Nefropatie, nuove opzioni terapeutiche

Durante il Congresso della Società Italiana di Nefrologia sono stati presentati nuovi farmaci contro le nefropatie, che colpiscono tra il 7% e il 10% della popolazione, spesso in modo inizialmente silente, portando disagi ai pazienti su più livelli.

Le malattie nefrologiche interessano il 7-10% della popolazione, senza distinzioni tra uomini e donne. Inoltre, data la loro funzione di filtraggio e depurazione, questi organi vengono spesso intaccati anche secondariamente ad altre patologie, «come il diabete, l’ipertensione arteriosa e le malattie cardiovascolari oltre che in alcune malattie sistemiche, in particolare quelle reumatologiche, molto spesso in modo subdolo.

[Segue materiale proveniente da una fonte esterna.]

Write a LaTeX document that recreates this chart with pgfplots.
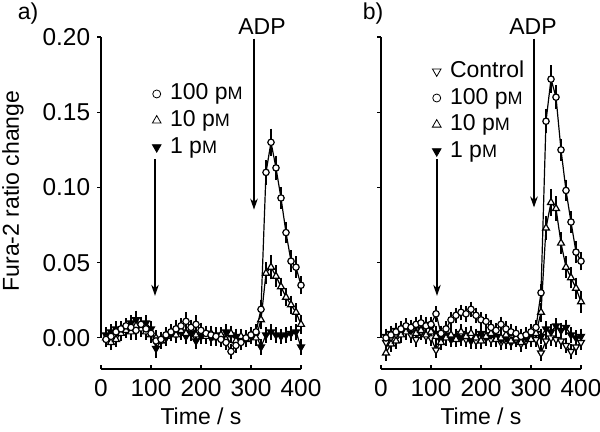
\documentclass[border=0pt]{standalone}
\usepackage{pgfplots}
\pgfplotsset{compat=1.18}
\usepackage{pgfplotstable}
\usepackage{fontspec}
\setmainfont{Liberation Sans}
\usetikzlibrary{arrows.meta}

\newcommand{\pM}{p{\fontsize{9}{9}\selectfont M}}
\newcommand{\fs}{\fontsize{11.5}{13.5}\selectfont}
\newcommand{\ft}{\fontsize{12.2}{14}\selectfont}

% Left panel
\pgfplotstableread{
t v e
10 -0.001 0.003
20 0.001 0.003
30 0.004 0.003
40 0.006 0.003
50 0.008 0.003
60 0.007 0.003
70 0.005 0.004
80 0.009 0.003
90 0.006 0.003
100 0.003 0.003
110 -0.002 0.003
120 -0.001 0.003
130 0.002 0.003
140 0.004 0.003
150 0.006 0.004
160 0.008 0.003
170 0.011 0.004
180 0.007 0.003
190 0.009 0.004
200 0.005 0.003
210 0.003 0.003
220 0.002 0.003
230 0.001 0.003
240 -0.001 0.003
250 -0.003 0.003
260 -0.009 0.003
270 -0.005 0.003
280 -0.003 0.003
290 0.000 0.003
300 0.002 0.003
310 0.004 0.003
320 0.019 0.004
330 0.110 0.006
340 0.130 0.007
350 0.113 0.006
360 0.093 0.005
370 0.070 0.005
380 0.051 0.005
390 0.047 0.005
400 0.035 0.004
}\LA
\pgfplotstableread{
t v e
10 0.000 0.003
20 -0.003 0.003
30 -0.001 0.003
40 0.003 0.003
50 0.005 0.003
60 0.004 0.003
70 0.008 0.003
80 0.006 0.003
90 0.004 0.003
100 0.002 0.003
110 0.000 0.003
120 -0.002 0.003
130 0.001 0.003
140 0.003 0.003
150 0.002 0.003
160 0.005 0.003
170 0.003 0.004
180 0.006 0.003
190 0.002 0.003
200 0.004 0.003
210 0.001 0.003
220 0.003 0.003
230 0.000 0.003
240 0.002 0.003
250 -0.001 0.003
260 0.003 0.003
270 -0.002 0.003
280 0.001 0.003
290 -0.001 0.003
300 0.002 0.003
310 0.000 0.003
320 0.012 0.004
330 0.043 0.005
340 0.047 0.006
350 0.041 0.005
360 0.034 0.004
370 0.027 0.004
380 0.022 0.004
390 0.017 0.004
400 0.009 0.004
}\LB
\pgfplotstableread{
t v e
10 0.002 0.003
20 0.004 0.003
30 0.006 0.003
40 0.005 0.003
50 0.007 0.003
60 0.010 0.003
70 0.012 0.004
80 0.008 0.003
90 0.010 0.003
100 0.006 0.003
110 -0.007 0.004
120 -0.002 0.003
130 0.000 0.003
140 0.003 0.003
150 0.002 0.003
160 0.004 0.003
170 0.001 0.003
180 0.003 0.003
190 -0.002 0.003
200 0.001 0.003
210 0.003 0.003
220 0.000 0.003
230 0.002 0.003
240 0.000 0.003
250 0.004 0.003
260 0.002 0.003
270 0.001 0.003
280 -0.001 0.003
290 0.000 0.003
300 0.001 0.003
310 0.002 0.003
320 -0.006 0.003
330 0.002 0.003
340 0.004 0.003
350 0.002 0.003
360 0.001 0.003
370 0.002 0.003
380 0.003 0.003
390 0.004 0.003
400 -0.006 0.003
}\LC

% Right panel
\pgfplotstableread{
t v e
10 -0.003 0.003
20 0.000 0.003
30 0.002 0.003
40 0.003 0.003
50 0.005 0.003
60 0.002 0.003
70 -0.001 0.003
80 0.004 0.003
90 0.001 0.003
100 0.000 0.003
110 -0.008 0.003
120 -0.002 0.003
130 0.001 0.003
140 -0.001 0.003
150 0.000 0.003
160 0.003 0.003
170 -0.001 0.003
180 0.001 0.003
190 -0.002 0.003
200 0.000 0.003
210 0.002 0.003
220 -0.001 0.003
230 0.000 0.003
240 -0.003 0.003
250 -0.002 0.003
260 0.000 0.003
270 -0.001 0.003
280 -0.004 0.003
290 -0.002 0.003
300 0.001 0.003
310 -0.001 0.003
320 -0.010 0.003
330 -0.002 0.003
340 0.000 0.003
350 -0.001 0.003
360 -0.002 0.003
370 -0.005 0.003
380 -0.009 0.003
390 -0.006 0.003
400 -0.003 0.003
}\RK
\pgfplotstableread{
t v e
10 0.000 0.003
20 0.002 0.003
30 0.004 0.003
40 0.006 0.003
50 0.008 0.003
60 0.007 0.003
70 0.009 0.003
80 0.010 0.003
90 0.008 0.003
100 0.009 0.003
110 0.016 0.003
120 0.003 0.003
130 0.006 0.003
140 0.012 0.003
150 0.015 0.003
160 0.017 0.003
170 0.016 0.003
180 0.019 0.003
190 0.015 0.003
200 0.012 0.003
210 0.011 0.003
220 0.007 0.003
230 0.005 0.003
240 0.009 0.003
250 0.006 0.003
260 0.004 0.003
270 0.003 0.003
280 0.001 0.003
290 0.002 0.003
300 0.004 0.003
310 0.007 0.003
320 0.030 0.004
330 0.144 0.006
340 0.172 0.007
350 0.160 0.006
360 0.125 0.005
370 0.098 0.005
380 0.077 0.005
390 0.057 0.005
400 0.051 0.004
}\RA
\pgfplotstableread{
t v e
10 -0.010 0.003
20 -0.004 0.003
30 -0.002 0.003
40 0.002 0.003
50 0.004 0.003
60 0.006 0.003
70 0.003 0.003
80 0.005 0.003
90 0.002 0.003
100 0.004 0.003
110 0.001 0.003
120 -0.003 0.003
130 0.000 0.003
140 0.002 0.003
150 -0.001 0.003
160 0.004 0.003
170 0.001 0.003
180 0.003 0.003
190 0.000 0.003
200 -0.002 0.003
210 0.001 0.003
220 0.003 0.003
230 -0.001 0.003
240 0.000 0.003
250 0.002 0.003
260 -0.002 0.003
270 0.000 0.003
280 -0.003 0.003
290 0.001 0.003
300 -0.001 0.003
310 0.003 0.003
320 0.017 0.004
330 0.073 0.006
340 0.090 0.007
350 0.086 0.006
360 0.063 0.005
370 0.047 0.005
380 0.040 0.005
390 0.033 0.005
400 0.024 0.005
}\RB
\pgfplotstableread{
t v e
10 0.001 0.003
20 0.003 0.003
30 0.005 0.003
40 0.004 0.003
50 0.007 0.003
60 0.005 0.003
70 0.008 0.003
80 0.006 0.003
90 0.009 0.003
100 0.007 0.003
110 0.003 0.003
120 0.000 0.003
130 0.002 0.003
140 -0.001 0.003
150 0.001 0.003
160 0.000 0.003
170 0.002 0.003
180 -0.002 0.003
190 0.001 0.003
200 0.003 0.003
210 0.000 0.003
220 0.002 0.003
230 0.001 0.003
240 -0.001 0.003
250 0.000 0.003
260 -0.003 0.003
270 0.001 0.003
280 -0.002 0.003
290 0.000 0.003
300 0.002 0.003
310 0.003 0.003
320 0.001 0.003
330 0.006 0.003
340 0.004 0.003
350 0.008 0.003
360 0.005 0.003
370 0.007 0.003
380 0.002 0.003
390 0.000 0.003
400 0.001 0.003
}\RC

\pgfplotsset{
  panel/.style={
    scale only axis, width=100pt, height=166pt,
    xmin=0, xmax=400, ymin=-0.02067, ymax=0.2,
    axis lines*=left, axis line style={draw=none},
    clip=false,
    xtick={0,100,200,300,400}, ytick={0,0.05,0.1,0.15,0.2},
    tick align=outside, major tick length=1.9pt,
    tick style={black, line width=0.6pt},
    xtick style={yshift=1.9pt},
    yticklabel style={/pgf/number format/.cd, fixed, fixed zerofill, precision=2},
    /pgf/number format/assume math mode=true,
    tick label style={font=\ft},
    label style={font=\fs},
    xlabel={Time / s},
    xlabel style={at={(axis description cs:0.5,-0.142)}, anchor=center},
    legend image code/.code={\draw[#1] plot coordinates {(0pt,0pt)};},
    legend style={draw=none, fill=none, font=\fs, row sep=0.3pt, column sep=3pt,
      nodes={inner sep=1.5pt, text height=8pt, text depth=2pt}},
    legend cell align=left,
  },
  ser/.style={black, line width=0.6pt,
    error bars/y dir=both, error bars/y explicit,
    error bars/error bar style={line width=0.6pt, solid},
    error bars/error mark options={mark size=1.6pt, line width=0.6pt}},
  mcirc/.style={mark=*, mark size=1.6pt, mark options={fill=white, solid}},
  mtri/.style={mark=triangle*, mark size=2pt, mark options={fill=white, solid}},
  mdown/.style={mark=triangle*, mark size=2pt, mark options={fill=black, rotate=180, solid}},
  mctrl/.style={mark=triangle*, mark size=2pt, mark options={fill=white, rotate=180, solid}},
}

\begin{document}
\begin{tikzpicture}
\useasboundingbox (0,0) rectangle (300pt,-216pt);
\node[font=\fs] at (14pt,-6.75pt) {a)};
\node[font=\fs] at (186.5pt,-7pt) {b)};

\begin{axis}[panel, at={(50.5pt,-184.5pt)}, anchor=south west,
  ylabel={Fura-2 ratio change},
  ylabel style={at={(axis description cs:-0.44,0.536)}, anchor=center},
  legend style={at={(axis cs:90,0.1737)}, anchor=north west}]
  \addlegendimage{only marks, mark=*, mark size=2pt, mark options={fill=white}}
  \addlegendentry{100 \pM}
  \addlegendimage{only marks, mark=triangle*, mark size=2.5pt, mark options={fill=white}}
  \addlegendentry{10 \pM}
  \addlegendimage{only marks, mark=triangle*, mark size=2.5pt, mark options={fill=black, rotate=180}}
  \addlegendentry{1 \pM}
  \draw[line width=0.6pt] (axis cs:0,0) -- (axis cs:0,0.2);
  \draw[line width=0.6pt] (axis cs:0,-0.02067) -- (axis cs:400,-0.02067);
  \addplot[ser, mdown, forget plot] table[x=t, y=v, y error=e] {\LC};
  \addplot[ser, mtri, forget plot] table[x=t, y=v, y error=e] {\LB};
  \addplot[ser, mcirc, forget plot] table[x=t, y=v, y error=e] {\LA};
  \draw[line width=0.6pt, -{Stealth[length=5.5pt,width=3.8pt]}] (axis cs:306,0.199) -- (axis cs:306,0.0853);
  \draw[line width=0.6pt, -{Stealth[length=5.5pt,width=3.8pt]}] (axis cs:108,0.1187) -- (axis cs:108,0.028);
  \node[font=\fs] at (axis cs:322,0.2067) {ADP};
\end{axis}

\begin{axis}[panel, at={(190.5pt,-184.5pt)}, anchor=south west,
  yticklabels={},
  legend style={at={(axis cs:90,0.1887)}, anchor=north west}]
  \addlegendimage{only marks, mark=triangle*, mark size=2.5pt, mark options={fill=white, rotate=180}}
  \addlegendentry{Control}
  \addlegendimage{only marks, mark=*, mark size=2pt, mark options={fill=white}}
  \addlegendentry{100 \pM}
  \addlegendimage{only marks, mark=triangle*, mark size=2.5pt, mark options={fill=white}}
  \addlegendentry{10 \pM}
  \addlegendimage{only marks, mark=triangle*, mark size=2.5pt, mark options={fill=black, rotate=180}}
  \addlegendentry{1 \pM}
  \draw[line width=0.6pt] (axis cs:0,0) -- (axis cs:0,0.2);
  \draw[line width=0.6pt] (axis cs:0,-0.02067) -- (axis cs:400,-0.02067);
  \addplot[ser, mctrl, forget plot] table[x=t, y=v, y error=e] {\RK};
  \addplot[ser, mdown, forget plot] table[x=t, y=v, y error=e] {\RC};
  \addplot[ser, mtri, forget plot] table[x=t, y=v, y error=e] {\RB};
  \addplot[ser, mcirc, forget plot] table[x=t, y=v, y error=e] {\RA};
  \draw[line width=0.6pt, -{Stealth[length=5.5pt,width=3.8pt]}] (axis cs:306,0.199) -- (axis cs:306,0.0867);
  \draw[line width=0.6pt, -{Stealth[length=5.5pt,width=3.8pt]}] (axis cs:112,0.1187) -- (axis cs:112,0.028);
  \node[font=\fs] at (axis cs:304,0.2067) {ADP};
\end{axis}
\end{tikzpicture}
\end{document}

I reni, infatti, hanno dei meccanismi di compenso e i sintomi appaiono solo quando la funzione renale si è molto ridotta, almeno sotto al 60%», ricorda il presidente della Società Italiana di Nefrologia, Stefano Bianchi.
Per fortuna, negli ultimi anni sono state sviluppate nuove terapie che aumentano la possibilità di intervento da parte dei clinici. Se ne è parlato durante il 64° congresso della SIN, tenutosi a Torino.

Nuovi farmaci, tra anemia, prurito e glomerulonefriti

Tra le novità discusse durante il congresso ci sono, per esempio, il fineromone, farmaco che contrasta la progressione della malattia renale proteggendo allo stesso tempo l’asse reni-cuore, e il roxadustat che contrasta lo sviluppo di anemia da malattia renale cronica, evento che si verifica in quasi il 90% dei pazienti, con forte impatto sulla loro qualità di vita.

Tuttavia, l’anemia non è la sola possibile conseguenza della patologia nefrologica: quasi il 40% dei pazienti soffre anche di prurito, soprattutto se dializzati.
Infine, si è parlato di una nuova molecola attiva contro le glomerulonefriti, infiammazioni dei glomeruli renali, spesso silenti, che colpiscono anche i più giovani e portano, nel tempo, a insufficienza renale cronica: lo spartesan.

Se possibile, meglio curare a casa

È quasi un mantra che ci ricorda che, se possibile, il paziente deve essere curato al proprio domicilio e non solo per abbattere le spese sanitarie dirette, ma anche e soprattutto perché il paziente si sente più sicuro e protetto a casa propria.
C’è poi da considerare la comodità di non doversi recare più volte la settimana in ospedale per sottoporsi a dialisi. Teoricamente, confermano dal congresso SIN, i centri esperti dovrebbero infatti ricevere solo i pazienti che non possono utilizzare la dialisi peritoneale o l’emodialisi, ma non è così.

Mariacristina Gregorini, direttrice di Nefrologia all’Ausl-Irccs di Reggio Emilia e segretaria della società scientifica, sottolinea che «la diffusione di questa opzione è ancora molto limitata su tutto il territorio, con un dispendio di tempo e risorse.
Ci sono, tuttavia, alcuni casi virtuosi in Italia che ci permettono di guardare verso nuovi orizzonti di cura.
Che è il nostro impegno quotidiano per migliorare aspettativa e qualità di vita dei pazienti, riducendo i costi per il SSN e rendendo più efficienti gli ospedali, attraverso la creazione di percorsi assistenziali integrati fra ospedali e territorio».